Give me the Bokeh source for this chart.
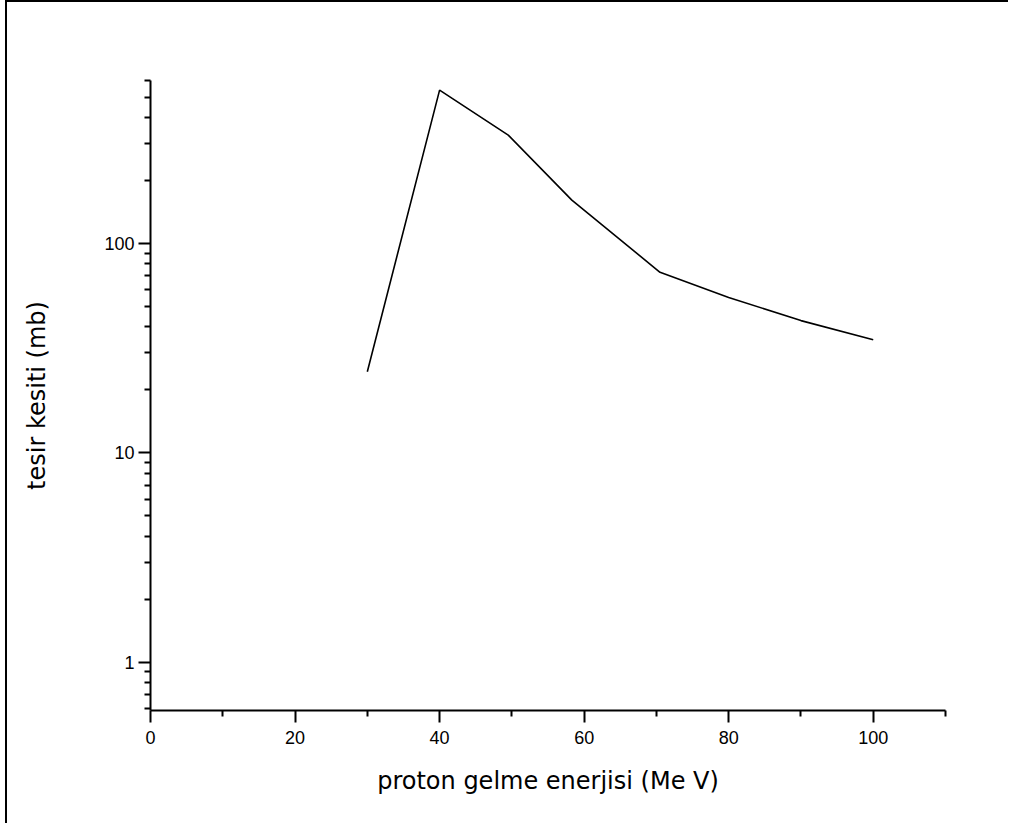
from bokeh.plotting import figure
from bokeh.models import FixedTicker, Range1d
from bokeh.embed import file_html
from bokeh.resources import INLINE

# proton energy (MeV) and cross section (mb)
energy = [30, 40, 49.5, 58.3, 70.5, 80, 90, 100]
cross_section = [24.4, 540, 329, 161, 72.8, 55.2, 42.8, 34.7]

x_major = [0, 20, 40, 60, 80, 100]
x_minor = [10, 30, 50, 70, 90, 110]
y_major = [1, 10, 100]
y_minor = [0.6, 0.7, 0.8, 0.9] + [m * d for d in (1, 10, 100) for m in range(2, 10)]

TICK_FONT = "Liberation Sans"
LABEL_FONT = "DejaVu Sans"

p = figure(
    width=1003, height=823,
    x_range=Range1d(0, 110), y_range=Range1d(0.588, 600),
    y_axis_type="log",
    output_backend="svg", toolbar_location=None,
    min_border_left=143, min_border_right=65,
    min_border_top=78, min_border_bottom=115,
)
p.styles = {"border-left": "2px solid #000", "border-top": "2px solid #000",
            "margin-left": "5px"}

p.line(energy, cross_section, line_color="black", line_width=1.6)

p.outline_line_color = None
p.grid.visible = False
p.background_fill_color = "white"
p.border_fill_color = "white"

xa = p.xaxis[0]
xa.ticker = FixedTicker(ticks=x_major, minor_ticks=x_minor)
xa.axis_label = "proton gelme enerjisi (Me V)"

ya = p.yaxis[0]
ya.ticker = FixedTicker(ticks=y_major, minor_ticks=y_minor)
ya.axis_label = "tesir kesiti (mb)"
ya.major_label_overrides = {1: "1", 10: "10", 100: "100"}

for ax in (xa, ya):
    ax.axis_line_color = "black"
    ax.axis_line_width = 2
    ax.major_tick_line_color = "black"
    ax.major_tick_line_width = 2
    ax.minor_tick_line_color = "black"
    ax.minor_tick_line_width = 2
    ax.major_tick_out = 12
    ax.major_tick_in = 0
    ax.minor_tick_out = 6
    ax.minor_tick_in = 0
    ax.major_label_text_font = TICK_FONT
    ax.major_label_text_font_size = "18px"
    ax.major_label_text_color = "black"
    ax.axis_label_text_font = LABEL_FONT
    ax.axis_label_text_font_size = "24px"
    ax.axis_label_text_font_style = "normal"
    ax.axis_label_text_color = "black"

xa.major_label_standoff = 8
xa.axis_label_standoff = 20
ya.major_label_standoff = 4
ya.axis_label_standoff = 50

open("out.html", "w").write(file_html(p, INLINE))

::::::::

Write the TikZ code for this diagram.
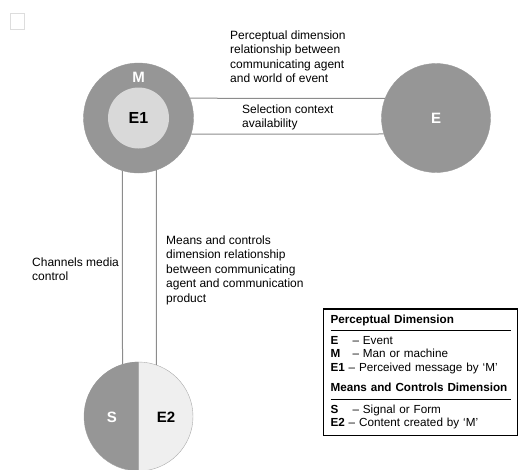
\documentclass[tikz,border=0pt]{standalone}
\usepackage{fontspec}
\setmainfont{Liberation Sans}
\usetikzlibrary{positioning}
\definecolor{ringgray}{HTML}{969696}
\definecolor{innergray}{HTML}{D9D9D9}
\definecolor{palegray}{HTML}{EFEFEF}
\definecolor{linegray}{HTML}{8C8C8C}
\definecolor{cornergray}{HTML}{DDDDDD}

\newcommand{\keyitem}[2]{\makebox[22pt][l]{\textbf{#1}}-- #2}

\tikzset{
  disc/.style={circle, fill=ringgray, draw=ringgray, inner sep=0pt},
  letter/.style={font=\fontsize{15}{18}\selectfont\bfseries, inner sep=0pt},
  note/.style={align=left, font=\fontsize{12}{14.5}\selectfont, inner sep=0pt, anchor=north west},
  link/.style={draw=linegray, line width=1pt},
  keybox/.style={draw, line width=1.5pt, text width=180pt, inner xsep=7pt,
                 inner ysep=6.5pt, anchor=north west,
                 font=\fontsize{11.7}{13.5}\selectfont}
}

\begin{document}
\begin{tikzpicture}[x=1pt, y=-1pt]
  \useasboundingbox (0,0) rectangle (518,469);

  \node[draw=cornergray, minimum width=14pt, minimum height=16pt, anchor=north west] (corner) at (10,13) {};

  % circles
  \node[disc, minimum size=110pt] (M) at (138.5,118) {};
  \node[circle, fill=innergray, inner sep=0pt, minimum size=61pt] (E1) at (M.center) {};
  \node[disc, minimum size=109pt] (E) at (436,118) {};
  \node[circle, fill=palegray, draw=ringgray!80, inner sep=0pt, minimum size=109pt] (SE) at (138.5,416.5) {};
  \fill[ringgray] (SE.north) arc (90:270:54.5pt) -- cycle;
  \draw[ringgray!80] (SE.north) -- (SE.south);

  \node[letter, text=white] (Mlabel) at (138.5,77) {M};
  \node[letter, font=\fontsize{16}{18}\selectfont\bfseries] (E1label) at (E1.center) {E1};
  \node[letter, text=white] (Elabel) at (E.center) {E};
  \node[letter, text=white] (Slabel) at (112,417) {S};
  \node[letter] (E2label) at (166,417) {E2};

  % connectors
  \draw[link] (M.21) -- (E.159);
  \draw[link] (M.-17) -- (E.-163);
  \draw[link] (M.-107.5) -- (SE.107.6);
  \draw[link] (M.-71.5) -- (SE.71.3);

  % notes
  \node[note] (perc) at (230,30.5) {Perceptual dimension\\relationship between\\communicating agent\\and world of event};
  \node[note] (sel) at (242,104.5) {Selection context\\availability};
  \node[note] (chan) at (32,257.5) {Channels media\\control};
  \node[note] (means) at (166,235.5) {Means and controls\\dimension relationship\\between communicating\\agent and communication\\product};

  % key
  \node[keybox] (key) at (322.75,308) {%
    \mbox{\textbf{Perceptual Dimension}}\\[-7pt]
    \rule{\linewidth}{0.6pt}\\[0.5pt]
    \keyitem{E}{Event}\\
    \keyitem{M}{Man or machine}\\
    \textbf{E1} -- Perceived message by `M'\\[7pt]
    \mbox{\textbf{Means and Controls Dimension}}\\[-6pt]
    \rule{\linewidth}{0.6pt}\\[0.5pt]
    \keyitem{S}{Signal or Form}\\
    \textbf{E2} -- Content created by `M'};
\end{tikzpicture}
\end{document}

::::::::

PROBLEM REQUIREMENTS >>
Please quote only the span of lines whose first line contains "Write the TikZ code for this diagram." and whose last line contains "(M.-71.5) -- (SE.71.3);", leaving every picture out.

COMPLETE RESPONSE >>
Write the TikZ code for this diagram.
\documentclass[tikz,border=0pt]{standalone}
\usepackage{fontspec}
\setmainfont{Liberation Sans}
\usetikzlibrary{positioning}
\definecolor{ringgray}{HTML}{969696}
\definecolor{innergray}{HTML}{D9D9D9}
\definecolor{palegray}{HTML}{EFEFEF}
\definecolor{linegray}{HTML}{8C8C8C}
\definecolor{cornergray}{HTML}{DDDDDD}

\newcommand{\keyitem}[2]{\makebox[22pt][l]{\textbf{#1}}-- #2}

\tikzset{
  disc/.style={circle, fill=ringgray, draw=ringgray, inner sep=0pt},
  letter/.style={font=\fontsize{15}{18}\selectfont\bfseries, inner sep=0pt},
  note/.style={align=left, font=\fontsize{12}{14.5}\selectfont, inner sep=0pt, anchor=north west},
  link/.style={draw=linegray, line width=1pt},
  keybox/.style={draw, line width=1.5pt, text width=180pt, inner xsep=7pt,
                 inner ysep=6.5pt, anchor=north west,
                 font=\fontsize{11.7}{13.5}\selectfont}
}

\begin{document}
\begin{tikzpicture}[x=1pt, y=-1pt]
  \useasboundingbox (0,0) rectangle (518,469);

  \node[draw=cornergray, minimum width=14pt, minimum height=16pt, anchor=north west] (corner) at (10,13) {};

  % circles
  \node[disc, minimum size=110pt] (M) at (138.5,118) {};
  \node[circle, fill=innergray, inner sep=0pt, minimum size=61pt] (E1) at (M.center) {};
  \node[disc, minimum size=109pt] (E) at (436,118) {};
  \node[circle, fill=palegray, draw=ringgray!80, inner sep=0pt, minimum size=109pt] (SE) at (138.5,416.5) {};
  \fill[ringgray] (SE.north) arc (90:270:54.5pt) -- cycle;
  \draw[ringgray!80] (SE.north) -- (SE.south);

  \node[letter, text=white] (Mlabel) at (138.5,77) {M};
  \node[letter, font=\fontsize{16}{18}\selectfont\bfseries] (E1label) at (E1.center) {E1};
  \node[letter, text=white] (Elabel) at (E.center) {E};
  \node[letter, text=white] (Slabel) at (112,417) {S};
  \node[letter] (E2label) at (166,417) {E2};

  % connectors
  \draw[link] (M.21) -- (E.159);
  \draw[link] (M.-17) -- (E.-163);
  \draw[link] (M.-107.5) -- (SE.107.6);
  \draw[link] (M.-71.5) -- (SE.71.3);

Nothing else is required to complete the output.